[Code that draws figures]
--- --- ---

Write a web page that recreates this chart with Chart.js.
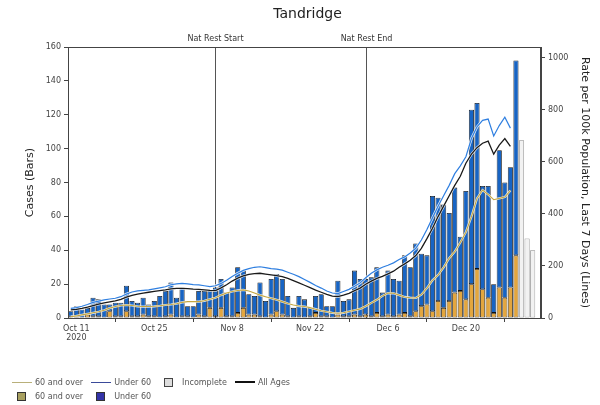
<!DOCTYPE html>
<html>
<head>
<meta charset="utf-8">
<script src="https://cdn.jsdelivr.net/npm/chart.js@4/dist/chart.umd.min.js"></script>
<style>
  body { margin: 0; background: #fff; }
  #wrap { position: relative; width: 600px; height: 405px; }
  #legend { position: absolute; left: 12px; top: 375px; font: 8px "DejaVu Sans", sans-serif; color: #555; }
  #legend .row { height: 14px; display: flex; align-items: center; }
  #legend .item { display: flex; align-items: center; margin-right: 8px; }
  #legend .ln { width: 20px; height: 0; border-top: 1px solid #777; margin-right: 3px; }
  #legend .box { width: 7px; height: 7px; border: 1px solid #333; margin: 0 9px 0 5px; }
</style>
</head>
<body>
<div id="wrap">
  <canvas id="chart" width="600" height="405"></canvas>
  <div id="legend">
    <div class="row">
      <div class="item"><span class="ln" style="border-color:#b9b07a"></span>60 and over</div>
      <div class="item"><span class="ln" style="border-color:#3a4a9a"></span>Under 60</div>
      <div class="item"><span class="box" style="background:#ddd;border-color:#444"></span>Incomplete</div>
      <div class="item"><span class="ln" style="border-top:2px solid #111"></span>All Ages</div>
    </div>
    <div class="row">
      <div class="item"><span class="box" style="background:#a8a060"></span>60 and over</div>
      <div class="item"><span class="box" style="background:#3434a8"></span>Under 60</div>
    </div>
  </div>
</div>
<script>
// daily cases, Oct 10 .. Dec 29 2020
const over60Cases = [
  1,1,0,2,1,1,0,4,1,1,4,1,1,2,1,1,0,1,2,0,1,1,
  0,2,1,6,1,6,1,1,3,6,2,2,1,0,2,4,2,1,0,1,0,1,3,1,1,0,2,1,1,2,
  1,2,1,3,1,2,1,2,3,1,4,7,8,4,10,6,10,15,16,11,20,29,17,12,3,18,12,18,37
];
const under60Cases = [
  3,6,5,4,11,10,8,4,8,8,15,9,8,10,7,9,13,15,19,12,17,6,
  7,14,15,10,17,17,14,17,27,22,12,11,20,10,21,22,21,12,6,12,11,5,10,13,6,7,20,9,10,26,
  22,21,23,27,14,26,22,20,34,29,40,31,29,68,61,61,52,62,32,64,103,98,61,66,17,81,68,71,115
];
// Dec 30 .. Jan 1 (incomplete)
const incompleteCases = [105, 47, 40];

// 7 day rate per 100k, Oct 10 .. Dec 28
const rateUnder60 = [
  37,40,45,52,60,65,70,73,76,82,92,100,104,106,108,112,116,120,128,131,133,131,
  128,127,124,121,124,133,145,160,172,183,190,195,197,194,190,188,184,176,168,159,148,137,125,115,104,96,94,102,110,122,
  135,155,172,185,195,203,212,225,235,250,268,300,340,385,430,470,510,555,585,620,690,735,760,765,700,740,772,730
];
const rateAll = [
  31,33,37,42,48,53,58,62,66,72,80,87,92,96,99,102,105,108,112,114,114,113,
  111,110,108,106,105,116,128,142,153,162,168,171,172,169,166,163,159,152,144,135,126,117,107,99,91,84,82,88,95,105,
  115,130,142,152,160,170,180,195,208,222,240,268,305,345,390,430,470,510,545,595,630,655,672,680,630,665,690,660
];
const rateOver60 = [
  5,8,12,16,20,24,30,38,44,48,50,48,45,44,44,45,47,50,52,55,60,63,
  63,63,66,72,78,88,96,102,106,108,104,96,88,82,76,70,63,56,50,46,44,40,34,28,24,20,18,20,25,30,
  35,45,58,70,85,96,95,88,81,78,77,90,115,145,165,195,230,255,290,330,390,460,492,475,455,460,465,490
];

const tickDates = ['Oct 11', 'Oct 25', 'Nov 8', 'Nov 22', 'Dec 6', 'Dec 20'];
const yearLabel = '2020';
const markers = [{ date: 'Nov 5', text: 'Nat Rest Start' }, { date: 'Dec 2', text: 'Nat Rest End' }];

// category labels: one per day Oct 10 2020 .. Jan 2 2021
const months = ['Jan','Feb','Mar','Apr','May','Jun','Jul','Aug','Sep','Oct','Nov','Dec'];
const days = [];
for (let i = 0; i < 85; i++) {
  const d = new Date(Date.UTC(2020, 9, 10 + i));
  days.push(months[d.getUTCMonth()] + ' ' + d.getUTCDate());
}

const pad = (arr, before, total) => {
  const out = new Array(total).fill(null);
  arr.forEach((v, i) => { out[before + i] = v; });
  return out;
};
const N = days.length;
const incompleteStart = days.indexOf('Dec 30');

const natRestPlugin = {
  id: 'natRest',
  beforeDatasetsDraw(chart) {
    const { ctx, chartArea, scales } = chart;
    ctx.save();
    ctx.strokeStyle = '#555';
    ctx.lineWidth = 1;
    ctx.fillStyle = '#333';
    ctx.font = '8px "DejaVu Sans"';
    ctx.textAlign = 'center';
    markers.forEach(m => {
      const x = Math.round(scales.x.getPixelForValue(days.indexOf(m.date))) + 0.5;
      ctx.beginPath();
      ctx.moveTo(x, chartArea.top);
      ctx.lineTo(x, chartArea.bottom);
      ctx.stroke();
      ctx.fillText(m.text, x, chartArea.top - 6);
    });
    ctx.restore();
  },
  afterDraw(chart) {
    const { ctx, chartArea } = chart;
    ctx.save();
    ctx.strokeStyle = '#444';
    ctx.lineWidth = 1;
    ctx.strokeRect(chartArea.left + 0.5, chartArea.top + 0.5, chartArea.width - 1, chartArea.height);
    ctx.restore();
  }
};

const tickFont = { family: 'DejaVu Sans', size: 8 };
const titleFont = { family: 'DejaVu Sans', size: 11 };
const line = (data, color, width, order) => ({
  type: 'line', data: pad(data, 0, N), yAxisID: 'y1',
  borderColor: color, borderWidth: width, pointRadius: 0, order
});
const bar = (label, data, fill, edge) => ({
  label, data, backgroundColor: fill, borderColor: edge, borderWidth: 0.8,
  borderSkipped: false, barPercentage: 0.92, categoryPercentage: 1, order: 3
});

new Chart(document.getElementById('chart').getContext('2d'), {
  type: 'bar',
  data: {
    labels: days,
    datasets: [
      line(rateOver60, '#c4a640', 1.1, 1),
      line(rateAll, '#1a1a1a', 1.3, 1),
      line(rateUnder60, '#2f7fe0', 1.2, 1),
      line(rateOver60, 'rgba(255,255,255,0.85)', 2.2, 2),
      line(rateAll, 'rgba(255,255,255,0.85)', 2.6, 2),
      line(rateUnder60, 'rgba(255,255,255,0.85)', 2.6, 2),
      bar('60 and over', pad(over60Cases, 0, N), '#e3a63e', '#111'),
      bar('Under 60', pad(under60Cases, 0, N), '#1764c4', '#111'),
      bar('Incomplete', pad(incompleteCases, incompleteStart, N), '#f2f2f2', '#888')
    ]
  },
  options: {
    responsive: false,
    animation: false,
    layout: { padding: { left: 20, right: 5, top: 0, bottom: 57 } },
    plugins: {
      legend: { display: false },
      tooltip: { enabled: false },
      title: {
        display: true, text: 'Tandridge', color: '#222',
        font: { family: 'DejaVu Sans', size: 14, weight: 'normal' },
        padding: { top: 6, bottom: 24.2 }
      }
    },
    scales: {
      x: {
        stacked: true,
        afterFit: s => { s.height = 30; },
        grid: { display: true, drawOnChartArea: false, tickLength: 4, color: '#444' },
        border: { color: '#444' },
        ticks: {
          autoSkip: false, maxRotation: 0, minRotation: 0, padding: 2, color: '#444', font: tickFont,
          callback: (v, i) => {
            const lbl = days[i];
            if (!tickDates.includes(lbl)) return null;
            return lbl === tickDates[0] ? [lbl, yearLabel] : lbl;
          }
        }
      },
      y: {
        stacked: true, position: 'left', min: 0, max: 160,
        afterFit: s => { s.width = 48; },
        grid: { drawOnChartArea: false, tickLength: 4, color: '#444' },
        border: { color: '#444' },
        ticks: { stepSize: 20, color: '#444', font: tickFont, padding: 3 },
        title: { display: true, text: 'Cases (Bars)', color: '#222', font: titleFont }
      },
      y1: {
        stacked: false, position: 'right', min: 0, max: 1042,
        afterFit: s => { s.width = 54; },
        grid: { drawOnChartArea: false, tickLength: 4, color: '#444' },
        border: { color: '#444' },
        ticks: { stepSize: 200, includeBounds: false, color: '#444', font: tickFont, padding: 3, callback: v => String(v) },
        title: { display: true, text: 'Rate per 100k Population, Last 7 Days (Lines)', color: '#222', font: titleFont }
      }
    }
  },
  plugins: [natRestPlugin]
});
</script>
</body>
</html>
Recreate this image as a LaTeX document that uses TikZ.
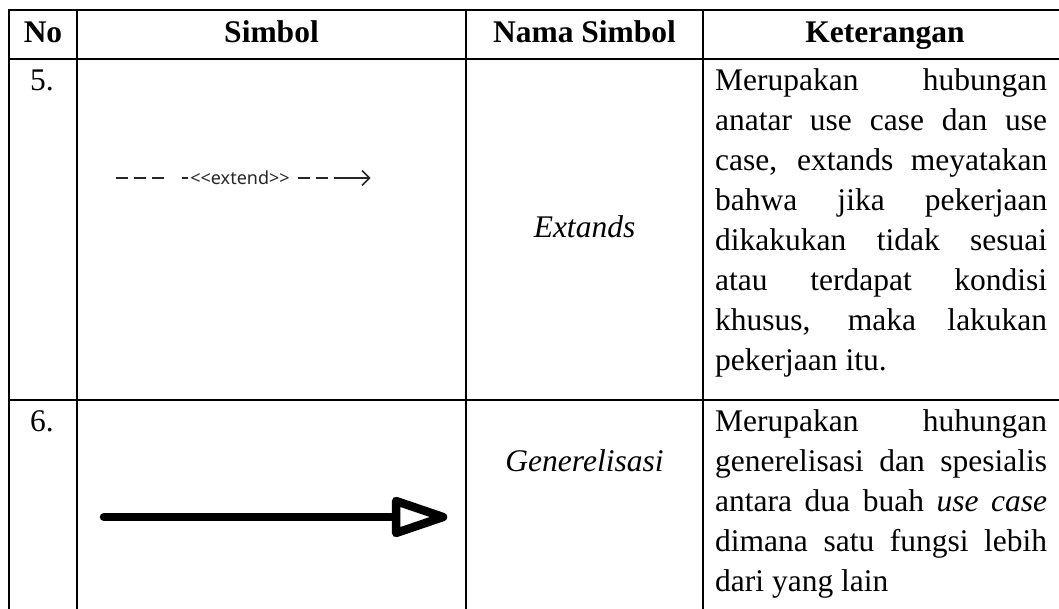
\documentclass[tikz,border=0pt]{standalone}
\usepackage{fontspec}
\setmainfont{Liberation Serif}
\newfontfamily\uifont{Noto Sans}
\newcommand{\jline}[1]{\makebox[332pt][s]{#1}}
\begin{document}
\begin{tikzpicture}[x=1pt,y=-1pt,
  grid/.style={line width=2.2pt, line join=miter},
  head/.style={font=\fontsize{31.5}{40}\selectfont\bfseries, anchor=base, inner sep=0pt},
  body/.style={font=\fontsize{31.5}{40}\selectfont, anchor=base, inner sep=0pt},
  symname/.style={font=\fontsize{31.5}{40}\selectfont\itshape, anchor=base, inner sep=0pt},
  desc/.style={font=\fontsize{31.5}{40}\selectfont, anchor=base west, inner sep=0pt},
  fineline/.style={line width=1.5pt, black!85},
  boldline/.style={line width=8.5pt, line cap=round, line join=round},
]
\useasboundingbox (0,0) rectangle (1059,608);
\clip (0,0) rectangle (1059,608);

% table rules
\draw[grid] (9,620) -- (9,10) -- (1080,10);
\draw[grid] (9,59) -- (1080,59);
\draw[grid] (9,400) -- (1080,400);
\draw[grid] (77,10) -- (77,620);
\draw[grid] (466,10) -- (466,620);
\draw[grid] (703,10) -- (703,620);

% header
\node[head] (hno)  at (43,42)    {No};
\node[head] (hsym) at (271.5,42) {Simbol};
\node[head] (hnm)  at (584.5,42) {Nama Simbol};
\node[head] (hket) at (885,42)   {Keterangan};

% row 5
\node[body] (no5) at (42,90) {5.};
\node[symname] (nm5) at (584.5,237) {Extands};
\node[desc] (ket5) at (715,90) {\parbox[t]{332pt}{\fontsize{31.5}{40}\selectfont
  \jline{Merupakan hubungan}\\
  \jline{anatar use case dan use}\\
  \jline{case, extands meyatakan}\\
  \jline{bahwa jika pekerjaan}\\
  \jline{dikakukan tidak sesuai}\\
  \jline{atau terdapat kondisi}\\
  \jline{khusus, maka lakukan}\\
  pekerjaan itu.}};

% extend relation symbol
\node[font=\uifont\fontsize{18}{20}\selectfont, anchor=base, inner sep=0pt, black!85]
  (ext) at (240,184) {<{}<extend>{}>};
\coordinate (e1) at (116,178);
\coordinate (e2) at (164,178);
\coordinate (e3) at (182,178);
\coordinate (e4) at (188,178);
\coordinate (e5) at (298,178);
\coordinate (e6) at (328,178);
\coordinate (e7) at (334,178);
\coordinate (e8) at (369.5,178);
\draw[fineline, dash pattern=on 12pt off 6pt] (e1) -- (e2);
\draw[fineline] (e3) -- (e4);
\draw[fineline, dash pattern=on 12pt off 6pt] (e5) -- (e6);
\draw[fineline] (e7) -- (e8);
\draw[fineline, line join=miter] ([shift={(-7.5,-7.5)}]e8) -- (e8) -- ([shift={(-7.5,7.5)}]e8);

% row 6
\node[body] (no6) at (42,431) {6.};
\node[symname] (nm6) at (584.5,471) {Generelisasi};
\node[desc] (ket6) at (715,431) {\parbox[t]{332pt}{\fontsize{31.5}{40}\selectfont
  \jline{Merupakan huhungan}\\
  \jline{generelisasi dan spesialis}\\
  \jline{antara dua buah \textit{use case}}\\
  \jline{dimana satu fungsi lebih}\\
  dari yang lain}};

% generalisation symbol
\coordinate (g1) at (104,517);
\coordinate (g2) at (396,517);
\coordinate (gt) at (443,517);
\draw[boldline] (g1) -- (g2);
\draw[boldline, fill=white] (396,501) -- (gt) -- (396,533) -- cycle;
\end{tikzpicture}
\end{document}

--- --- ---

- **WHAT YOU SHOULD DO**:
Look for the word "this" in every line of the listing and copy the lines that have it.

- **ANSWER BELOW**:
Write a web page that recreates this chart with Chart.js.
Recreate this image as a LaTeX document that uses TikZ.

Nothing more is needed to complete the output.